What we’re getting out of Iran right now is, essentially, evidence of the crimes being committed. I doubt anyone would disagree with that. But gathering evidence is something you do when you think there’s going to be a reckoning, and the sad example that history shows us is that there rarely ever is. Augusto Pinochet, Pol Pot and Idi Amin all died of heart attacks at advanced ages, either under house arrest or in lush exile somewhere. Their subordinates, by and large, also escaped justice, usually by insisting, as all fascists do, that they were “simply following orders“.

All the Twittering in the world isn’t going to create a world court that has jurisdiction over Mahmoud Ahmedinajed or the Ayatollah Khamenei, or Joseph Kony in Uganda, or Kim Jong-Il in North Korea, or any of the other insane cruel sons-of-bitches who rule with an iron fist over vast swaths of humanity. Pictures of the dead and dying, biographies of the damned…gather what you like and it’s still not going to fix these problems.

There are solutions, real solutions, but they take real work and sacrifice, on the part of every person who wants to truly change things. Stop driving cars; spend more money on products not made by totalitarian regimes; do without. And we are not willing to make those real sacrifices.

So we bear witness, as if the act of merely bearing witness somehow absolved us of our complicity in these atrocities. We tell ourselves that feeling righteously indignant is somehow a useful act, when the only person who is truly affected by our righteous indignation is ourselves.

We feel like heroes, when in fact we are as irrelevant to the situation as the thirty-eight New Yorkers who, in 1964, watched their neighbor Kitty Genovese get raped and robbed and stabbed to death in the courtyard of their apartment building. Each of the witnesses has been variously quoted as saying that they didn’t want to “get involved”. They were rightly vilified for this attitude.

Now, we want to get involved. So we use our global networks as stadium seating for the atrocity exhibition, and we cluck our tongues and shout our derision at those who commit torture and murder. And we feel better about ourselves. But we don’t make the hard choice to step into that ring ourselves, to make even the most basic sacrifices or put ourselves on the line, to prevent the atrocity. We’re concerned, but not involved.

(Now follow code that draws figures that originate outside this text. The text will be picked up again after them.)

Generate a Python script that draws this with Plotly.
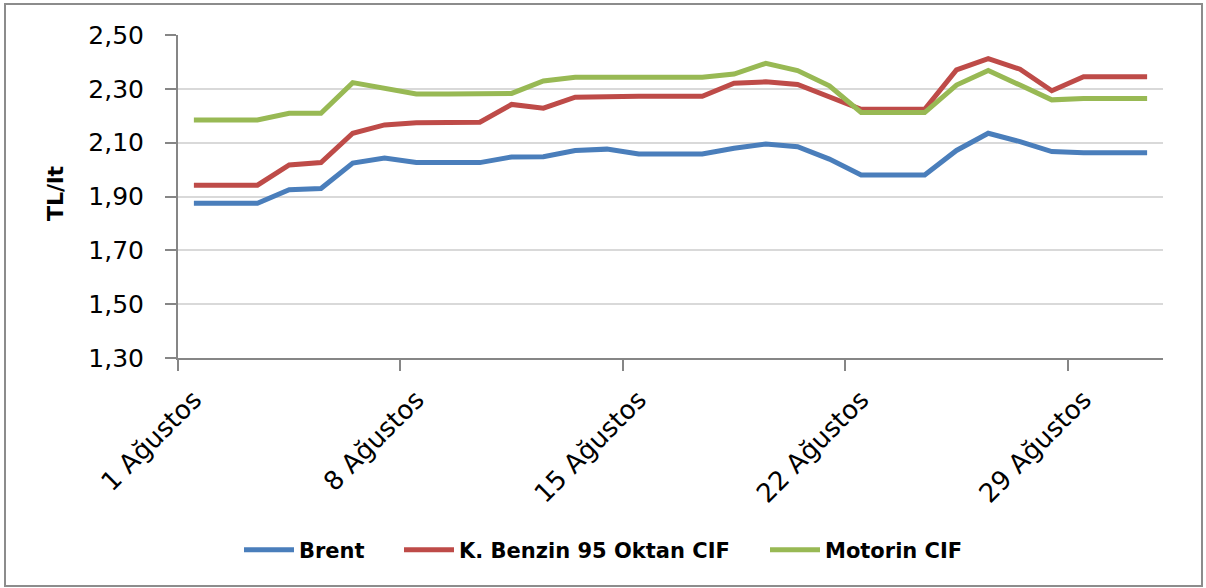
import plotly.graph_objects as go

# Categories: days of August
days = [1, 2, 3, 4, 5, 6, 7, 8, 9, 10, 11, 12, 13, 14, 15, 16,
        17, 18, 19, 20, 21, 22, 23, 24, 25, 26, 27, 28, 29, 30, 31]
tick_days = [1, 8, 15, 22, 29]
tick_labels = ["1 Ağustos", "8 Ağustos", "15 Ağustos", "22 Ağustos", "29 Ağustos"]

brent = [1.875, 1.875, 1.875, 1.925, 1.930, 2.024, 2.043, 2.026, 2.026, 2.026,
         2.047, 2.048, 2.071, 2.076, 2.058, 2.058, 2.058, 2.079, 2.095, 2.085,
         2.039, 1.980, 1.980, 1.980, 2.071, 2.135, 2.104, 2.067, 2.063, 2.063, 2.063]
benzin = [1.942, 1.942, 1.942, 2.017, 2.026, 2.135, 2.166, 2.174, 2.176, 2.176,
          2.242, 2.228, 2.269, 2.272, 2.272, 2.272, 2.272, 2.321, 2.326, 2.316,
          2.271, 2.224, 2.224, 2.224, 2.370, 2.412, 2.373, 2.293, 2.345, 2.345, 2.345]
motorin = [2.184, 2.184, 2.184, 2.209, 2.209, 2.323, 2.302, 2.281, 2.281, 2.281,
           2.283, 2.329, 2.343, 2.343, 2.343, 2.343, 2.343, 2.355, 2.395, 2.368,
           2.311, 2.212, 2.212, 2.212, 2.314, 2.368, 2.314, 2.259, 2.264, 2.264, 2.264]

series = [
    ("Brent", brent, "#4A7EBB", "legend"),
    ("K. Benzin 95 Oktan CIF", benzin, "#BE4B48", "legend2"),
    ("Motorin CIF", motorin, "#98B954", "legend3"),
]
legend_left_px = [239, 399, 765]

fig = go.Figure()
for name, vals, color, leg in series:
    fig.add_trace(go.Scatter(x=days, y=vals, name=name, mode="lines",
                             line=dict(color=color, width=5), legend=leg))

W, H = 1206, 588
L, R, T, B = 178, 43, 35, 230
pw, ph = W - L - R, H - T - B

def px_x(p):
    return (p - L) / pw

def px_y(p):
    return (H - B - p) / ph

def make_legend(px):
    return dict(orientation="h", x=px_x(px), xanchor="left",
                y=px_y(550), yanchor="middle",
                font=dict(size=21, weight="bold", family="DejaVu Sans", color="#000000"),
                itemwidth=50, bgcolor="rgba(0,0,0,0)")

fig.update_layout(
    width=W, height=H,
    margin=dict(l=L, r=R, t=T, b=B),
    paper_bgcolor="white", plot_bgcolor="white",
    separators=",.",
    font=dict(family="DejaVu Sans", color="#000000"),
    showlegend=True,
    legend=make_legend(legend_left_px[0]),
    legend2=make_legend(legend_left_px[1]),
    legend3=make_legend(legend_left_px[2]),
    xaxis=dict(range=[0.5, 31.5], tickmode="array", tickvals=tick_days,
               ticktext=tick_labels, tickangle=-45, ticks="",
               ticklabelstandoff=14,
               tickfont=dict(size=26), showgrid=False, zeroline=False,
               showline=True, linecolor="#868686", linewidth=2,
               minor=dict(tickmode="linear", tick0=0.5, dtick=7, ticks="outside",
                          ticklen=11, tickwidth=2, tickcolor="#868686", showgrid=False)),
    yaxis=dict(range=[1.30, 2.50], dtick=0.2, tick0=1.30, tickformat=".2f",
               ticks="outside", ticklen=11, tickwidth=2, tickcolor="#868686",
               ticklabelstandoff=16,
               tickfont=dict(size=25), showgrid=True, gridcolor="#D9D9D9",
               gridwidth=2, zeroline=False, showline=True,
               linecolor="#868686", linewidth=2),
)

fig.add_annotation(text="<b>TL/lt</b>", xref="paper", yref="paper",
                   x=px_x(55), y=px_y(193), xanchor="center", yanchor="middle",
                   textangle=-90, showarrow=False,
                   font=dict(size=22, family="DejaVu Sans", color="#000000"))

fig.add_shape(type="rect", xref="paper", yref="paper",
              x0=px_x(5), x1=px_x(1202), y0=px_y(586), y1=px_y(4),
              line=dict(color="#8C8C8C", width=2), layer="below")

fig.write_html("out.html", config={"displayModeBar": False},
               post_script="document.body.style.margin='0';")
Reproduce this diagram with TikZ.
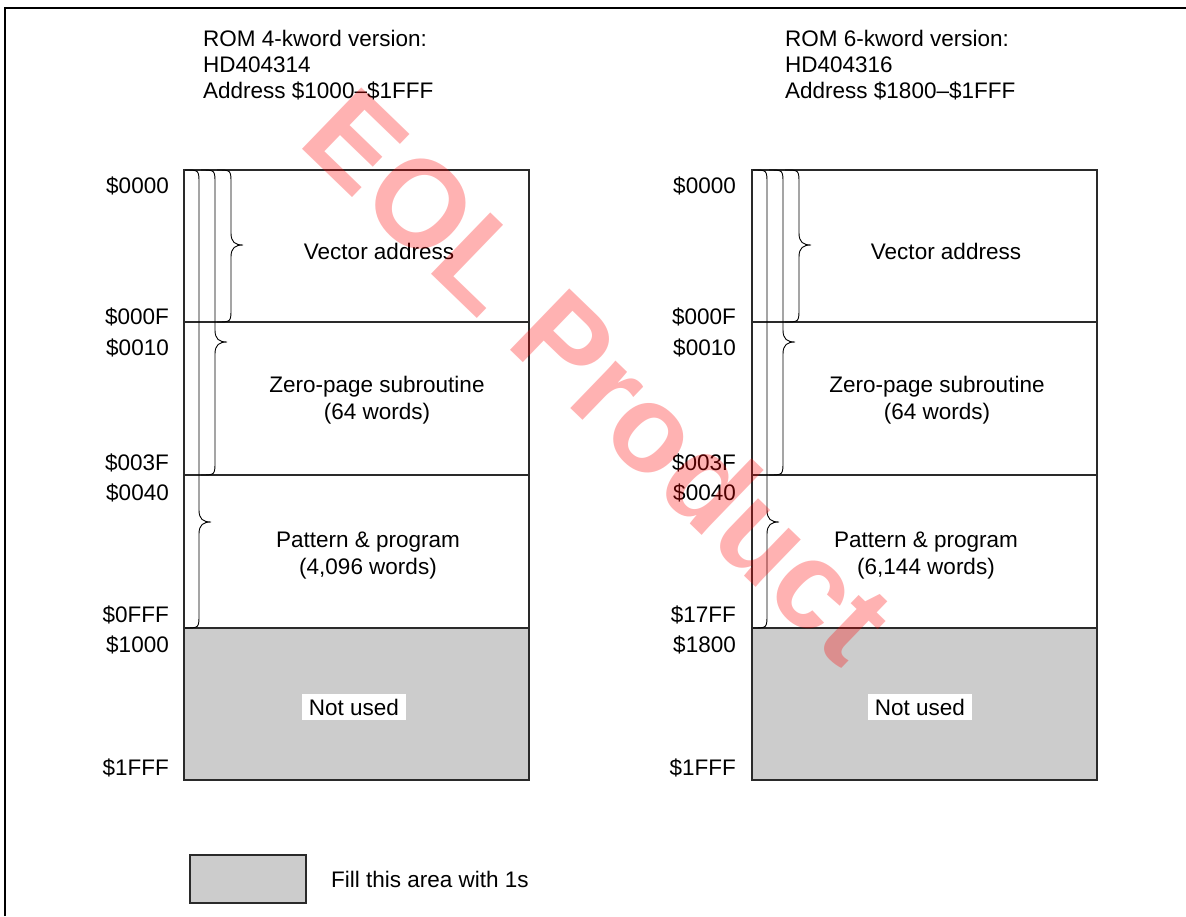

And today, as I write this, God only knows how many Tehranians are going to be beaten and killed by the bastards who rule their country. We’re going to stand around and Twitter our anger to one another. And those poor people will be just as dead as Kitty Genovese when all is said and done.

*     *     *

If I’ve made you angry here, might I suggest that you call or write to your Congressperson or MP or whatever your nation’s equivalent is? Or that you find out if your corner gas station carries Iranian oil?

Do something constructive, in other words. Calling me an asshole isn’t constructive. I know I’m an asshole.